Asked by internet New Zealand to analyse the proposal, lawyer Michael Wrigley concluded that Joyce's proposals would breach New Zealand's international legal obligations under the General Agreement on Trade in Services (GATS) and be out of line with Apec's best practice guidelines, which both call for an independent regulator for all telecommunications services.

Joyce said his officials rejected the Wigley opinion, and that local fibre companies would in fact be regulated by way of contract, with Crown Fibre Holdings setting pricing through a competitive tender process.

Internet NZ chief executive Vikram Kumar agreed that there would be regulation, with the argument being which arm of government would do it: Crown Fibre Holdings or the Commerce Commission.

"Is it the independent arm or the investment arm? There are good public policy and legal reasons for it to be the telecommunications commissioner," Kumar says.

He says other countries have been able to attract investors without shielding them from ongoing price scrutiny, so it's strange for New Zealand to be so out of step.

Getting the price or services right is important because people need to see the value of switching.

"We really want [the Ultra-Fast Broadband Initiative] to succeed.

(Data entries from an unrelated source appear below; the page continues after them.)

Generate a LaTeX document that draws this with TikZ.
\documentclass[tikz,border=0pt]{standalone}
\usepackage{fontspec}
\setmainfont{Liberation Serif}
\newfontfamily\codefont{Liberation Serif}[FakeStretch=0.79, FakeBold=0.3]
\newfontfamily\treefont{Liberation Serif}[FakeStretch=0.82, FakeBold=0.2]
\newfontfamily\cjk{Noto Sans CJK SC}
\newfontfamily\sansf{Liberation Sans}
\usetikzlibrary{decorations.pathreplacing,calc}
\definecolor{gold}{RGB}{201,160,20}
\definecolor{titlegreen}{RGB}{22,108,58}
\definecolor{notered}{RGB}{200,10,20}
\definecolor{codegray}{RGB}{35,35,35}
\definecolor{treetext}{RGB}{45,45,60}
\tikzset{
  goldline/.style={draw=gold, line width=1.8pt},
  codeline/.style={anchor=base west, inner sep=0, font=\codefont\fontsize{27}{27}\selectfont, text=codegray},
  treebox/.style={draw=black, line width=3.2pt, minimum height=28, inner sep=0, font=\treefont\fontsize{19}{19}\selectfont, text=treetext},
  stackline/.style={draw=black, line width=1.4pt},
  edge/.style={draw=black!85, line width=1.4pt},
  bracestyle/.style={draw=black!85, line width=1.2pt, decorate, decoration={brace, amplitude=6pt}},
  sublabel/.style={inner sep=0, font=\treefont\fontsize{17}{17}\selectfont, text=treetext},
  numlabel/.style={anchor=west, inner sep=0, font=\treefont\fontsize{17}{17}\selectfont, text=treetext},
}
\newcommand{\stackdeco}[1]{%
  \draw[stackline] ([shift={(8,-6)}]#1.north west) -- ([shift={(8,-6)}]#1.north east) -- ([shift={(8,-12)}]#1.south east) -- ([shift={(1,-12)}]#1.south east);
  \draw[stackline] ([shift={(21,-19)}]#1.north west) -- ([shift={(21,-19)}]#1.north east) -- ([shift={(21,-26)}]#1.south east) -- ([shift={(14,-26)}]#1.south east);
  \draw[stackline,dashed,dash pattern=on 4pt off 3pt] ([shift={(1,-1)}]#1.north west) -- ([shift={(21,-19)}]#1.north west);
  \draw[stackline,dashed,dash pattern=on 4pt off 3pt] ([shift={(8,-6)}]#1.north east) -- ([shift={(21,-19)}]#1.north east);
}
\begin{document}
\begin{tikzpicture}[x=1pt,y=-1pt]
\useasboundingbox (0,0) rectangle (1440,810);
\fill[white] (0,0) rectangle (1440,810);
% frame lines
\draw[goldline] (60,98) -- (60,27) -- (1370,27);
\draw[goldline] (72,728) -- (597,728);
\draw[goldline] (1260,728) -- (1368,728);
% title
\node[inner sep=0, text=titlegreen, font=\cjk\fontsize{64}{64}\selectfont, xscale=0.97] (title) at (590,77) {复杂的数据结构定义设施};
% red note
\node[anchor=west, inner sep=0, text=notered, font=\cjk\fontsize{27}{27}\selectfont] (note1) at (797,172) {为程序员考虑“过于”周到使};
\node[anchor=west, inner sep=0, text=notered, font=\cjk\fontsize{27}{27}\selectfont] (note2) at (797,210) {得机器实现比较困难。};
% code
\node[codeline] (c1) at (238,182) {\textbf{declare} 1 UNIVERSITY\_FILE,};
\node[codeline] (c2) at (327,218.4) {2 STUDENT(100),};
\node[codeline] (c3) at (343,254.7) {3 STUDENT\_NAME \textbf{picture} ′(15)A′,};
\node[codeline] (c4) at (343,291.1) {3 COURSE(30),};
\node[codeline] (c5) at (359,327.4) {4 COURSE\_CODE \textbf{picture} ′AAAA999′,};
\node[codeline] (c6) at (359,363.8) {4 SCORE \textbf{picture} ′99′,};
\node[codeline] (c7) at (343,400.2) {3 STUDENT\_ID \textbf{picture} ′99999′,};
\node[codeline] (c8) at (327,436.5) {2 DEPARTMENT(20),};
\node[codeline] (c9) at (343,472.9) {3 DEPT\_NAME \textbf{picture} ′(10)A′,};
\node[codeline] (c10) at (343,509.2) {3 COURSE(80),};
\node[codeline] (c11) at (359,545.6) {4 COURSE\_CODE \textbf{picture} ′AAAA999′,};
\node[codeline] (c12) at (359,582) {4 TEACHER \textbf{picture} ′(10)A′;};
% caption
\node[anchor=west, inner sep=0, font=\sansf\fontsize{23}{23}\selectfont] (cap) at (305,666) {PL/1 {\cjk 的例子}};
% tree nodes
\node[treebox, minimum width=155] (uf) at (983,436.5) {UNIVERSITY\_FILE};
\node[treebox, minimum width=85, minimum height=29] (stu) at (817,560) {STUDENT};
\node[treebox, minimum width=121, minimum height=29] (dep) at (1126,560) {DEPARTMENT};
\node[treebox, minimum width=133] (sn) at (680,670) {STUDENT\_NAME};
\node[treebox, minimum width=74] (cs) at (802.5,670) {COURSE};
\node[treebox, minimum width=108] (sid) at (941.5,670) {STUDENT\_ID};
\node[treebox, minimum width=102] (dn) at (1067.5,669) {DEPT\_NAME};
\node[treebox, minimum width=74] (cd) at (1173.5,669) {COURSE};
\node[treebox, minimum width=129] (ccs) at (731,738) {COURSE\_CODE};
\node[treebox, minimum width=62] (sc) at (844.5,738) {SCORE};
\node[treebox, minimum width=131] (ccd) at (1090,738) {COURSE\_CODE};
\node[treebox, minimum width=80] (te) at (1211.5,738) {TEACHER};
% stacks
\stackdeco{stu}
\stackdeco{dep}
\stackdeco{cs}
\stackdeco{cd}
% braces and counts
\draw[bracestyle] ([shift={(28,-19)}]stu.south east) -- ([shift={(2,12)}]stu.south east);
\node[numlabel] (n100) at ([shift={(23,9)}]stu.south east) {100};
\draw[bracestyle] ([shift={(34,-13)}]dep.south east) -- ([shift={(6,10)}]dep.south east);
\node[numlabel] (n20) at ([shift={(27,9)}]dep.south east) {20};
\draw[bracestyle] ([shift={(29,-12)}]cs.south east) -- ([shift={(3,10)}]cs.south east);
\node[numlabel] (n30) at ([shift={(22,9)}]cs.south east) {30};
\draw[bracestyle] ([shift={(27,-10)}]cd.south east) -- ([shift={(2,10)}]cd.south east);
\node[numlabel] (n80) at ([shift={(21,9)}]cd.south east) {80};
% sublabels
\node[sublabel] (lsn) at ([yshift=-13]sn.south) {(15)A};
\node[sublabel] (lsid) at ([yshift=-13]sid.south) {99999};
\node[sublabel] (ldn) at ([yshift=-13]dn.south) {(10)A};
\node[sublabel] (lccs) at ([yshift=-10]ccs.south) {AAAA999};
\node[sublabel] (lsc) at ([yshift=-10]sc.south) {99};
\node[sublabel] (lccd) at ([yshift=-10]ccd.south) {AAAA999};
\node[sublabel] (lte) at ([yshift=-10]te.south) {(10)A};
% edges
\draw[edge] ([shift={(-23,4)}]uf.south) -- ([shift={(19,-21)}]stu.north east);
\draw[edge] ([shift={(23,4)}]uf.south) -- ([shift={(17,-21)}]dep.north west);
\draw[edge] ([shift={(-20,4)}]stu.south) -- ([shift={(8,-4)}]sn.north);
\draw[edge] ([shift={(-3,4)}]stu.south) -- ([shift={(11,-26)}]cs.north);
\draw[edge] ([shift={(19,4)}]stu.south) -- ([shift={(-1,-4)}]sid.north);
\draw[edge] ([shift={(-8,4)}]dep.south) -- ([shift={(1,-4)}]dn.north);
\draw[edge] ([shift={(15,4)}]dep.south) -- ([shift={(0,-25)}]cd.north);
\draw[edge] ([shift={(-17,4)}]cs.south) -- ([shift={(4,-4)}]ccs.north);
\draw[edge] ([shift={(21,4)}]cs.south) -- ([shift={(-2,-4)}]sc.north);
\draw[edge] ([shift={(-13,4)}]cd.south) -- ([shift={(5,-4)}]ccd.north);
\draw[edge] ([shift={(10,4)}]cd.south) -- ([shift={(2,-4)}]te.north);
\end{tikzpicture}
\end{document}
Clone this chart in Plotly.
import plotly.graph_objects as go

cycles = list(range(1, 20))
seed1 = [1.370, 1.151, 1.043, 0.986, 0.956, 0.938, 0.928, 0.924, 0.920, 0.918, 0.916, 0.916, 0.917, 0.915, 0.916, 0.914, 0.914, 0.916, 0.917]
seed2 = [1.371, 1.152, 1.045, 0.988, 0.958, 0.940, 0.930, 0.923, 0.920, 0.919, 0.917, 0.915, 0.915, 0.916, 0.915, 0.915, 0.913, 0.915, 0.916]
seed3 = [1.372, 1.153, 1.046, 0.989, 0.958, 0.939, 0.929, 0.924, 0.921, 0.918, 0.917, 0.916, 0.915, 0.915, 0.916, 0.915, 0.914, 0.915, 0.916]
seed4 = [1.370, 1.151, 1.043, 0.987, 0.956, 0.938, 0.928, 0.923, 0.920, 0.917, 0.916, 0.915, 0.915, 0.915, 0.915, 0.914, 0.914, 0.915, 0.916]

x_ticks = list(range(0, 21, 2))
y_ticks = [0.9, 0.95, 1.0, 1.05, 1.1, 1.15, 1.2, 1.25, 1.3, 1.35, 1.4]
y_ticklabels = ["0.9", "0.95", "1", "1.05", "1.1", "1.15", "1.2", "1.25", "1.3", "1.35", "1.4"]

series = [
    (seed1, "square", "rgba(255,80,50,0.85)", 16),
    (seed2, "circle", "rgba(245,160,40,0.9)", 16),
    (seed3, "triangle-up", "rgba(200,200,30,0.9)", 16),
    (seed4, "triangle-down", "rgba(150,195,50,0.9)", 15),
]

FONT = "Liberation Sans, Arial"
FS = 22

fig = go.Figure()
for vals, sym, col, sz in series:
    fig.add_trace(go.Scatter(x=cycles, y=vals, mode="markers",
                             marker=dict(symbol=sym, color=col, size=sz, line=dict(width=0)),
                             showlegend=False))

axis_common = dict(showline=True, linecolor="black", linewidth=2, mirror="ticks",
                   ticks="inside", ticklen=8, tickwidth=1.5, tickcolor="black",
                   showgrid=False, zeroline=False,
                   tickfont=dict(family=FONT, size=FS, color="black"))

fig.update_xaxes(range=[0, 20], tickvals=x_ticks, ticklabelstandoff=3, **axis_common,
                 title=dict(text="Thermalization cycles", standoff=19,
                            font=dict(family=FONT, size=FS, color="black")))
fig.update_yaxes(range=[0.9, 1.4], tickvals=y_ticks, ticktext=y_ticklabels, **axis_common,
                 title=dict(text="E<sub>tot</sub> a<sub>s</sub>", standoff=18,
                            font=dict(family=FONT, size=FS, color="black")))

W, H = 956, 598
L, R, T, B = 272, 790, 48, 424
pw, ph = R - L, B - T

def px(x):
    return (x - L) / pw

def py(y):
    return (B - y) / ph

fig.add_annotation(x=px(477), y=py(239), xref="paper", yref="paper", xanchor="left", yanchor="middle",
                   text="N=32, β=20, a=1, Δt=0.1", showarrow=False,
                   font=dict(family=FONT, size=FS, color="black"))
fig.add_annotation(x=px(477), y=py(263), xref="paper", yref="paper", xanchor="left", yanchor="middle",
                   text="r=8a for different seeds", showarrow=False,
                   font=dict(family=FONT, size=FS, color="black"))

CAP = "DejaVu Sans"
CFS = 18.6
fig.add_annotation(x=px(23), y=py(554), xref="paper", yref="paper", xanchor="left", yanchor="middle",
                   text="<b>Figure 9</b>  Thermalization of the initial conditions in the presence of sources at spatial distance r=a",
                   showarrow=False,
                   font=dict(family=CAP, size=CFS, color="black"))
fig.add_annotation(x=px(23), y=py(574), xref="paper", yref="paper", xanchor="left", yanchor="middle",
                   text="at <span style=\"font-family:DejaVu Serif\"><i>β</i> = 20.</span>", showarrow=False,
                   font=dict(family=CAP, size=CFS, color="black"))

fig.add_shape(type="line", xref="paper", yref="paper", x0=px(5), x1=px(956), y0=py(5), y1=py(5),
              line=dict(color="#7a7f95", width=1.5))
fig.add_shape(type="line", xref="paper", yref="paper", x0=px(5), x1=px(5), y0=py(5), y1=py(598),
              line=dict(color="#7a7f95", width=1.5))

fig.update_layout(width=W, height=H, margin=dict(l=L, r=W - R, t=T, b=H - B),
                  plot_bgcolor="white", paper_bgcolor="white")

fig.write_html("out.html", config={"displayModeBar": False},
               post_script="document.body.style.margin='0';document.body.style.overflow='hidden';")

We don't know what the Government's plan is for people to migrate from copper to fibre. It might be hidden in the procurement negotiations, but there is a big danger that in the hurry to get fibre out they will turn the regulatory clock backwards, and the gains of the past few years (since the passing of the Telecommunications Act 2006) will just wash away.

"The Government is creating unnecessary risk."

But there are people in Government who do get technology and want the rest of us to get it, too.

Digital New Zealand, part of the National Library, is one of a number of government and private sector groups behind the Great NZ Mix and Mash Competition, which aims to encourage the use of existing free digital content and data to tell New Zealand stories.

The contest's categories include remixing a poem from words and images, a poster design for the great Kiwi summer holiday and an open category.

Andy Neale from Digital NZ says the remix idea is in the spirit of the creative commons, where previous material could be used legitimately to create something new.

"The mash-up side is to encourage the development of new software applications that use public data, so that encourages Government to release data in ways people can reuse," Neale says.

He says the Obama Administration's data.gov initiative is creating interest worldwide in the sorts of data that governments collect and how it can be made accessible.

"The thinking goes it is not enough to release data; you have to encourage the use of it," says Neale, whose group was a finalist in this year's New Zealand Open Source Awards.

He says new devices such as tablets and smartphones are creating demand for applications which pull together data from multiple sources.

Entries close on November 30.

One of the judges, Nat Torkington, says the work done by the Digital Ninjas group over the past year has encouraged central and local government agencies to think about how they release their data.

Contestants can look at catalogue sites such as data.govt.nz for material to mash up.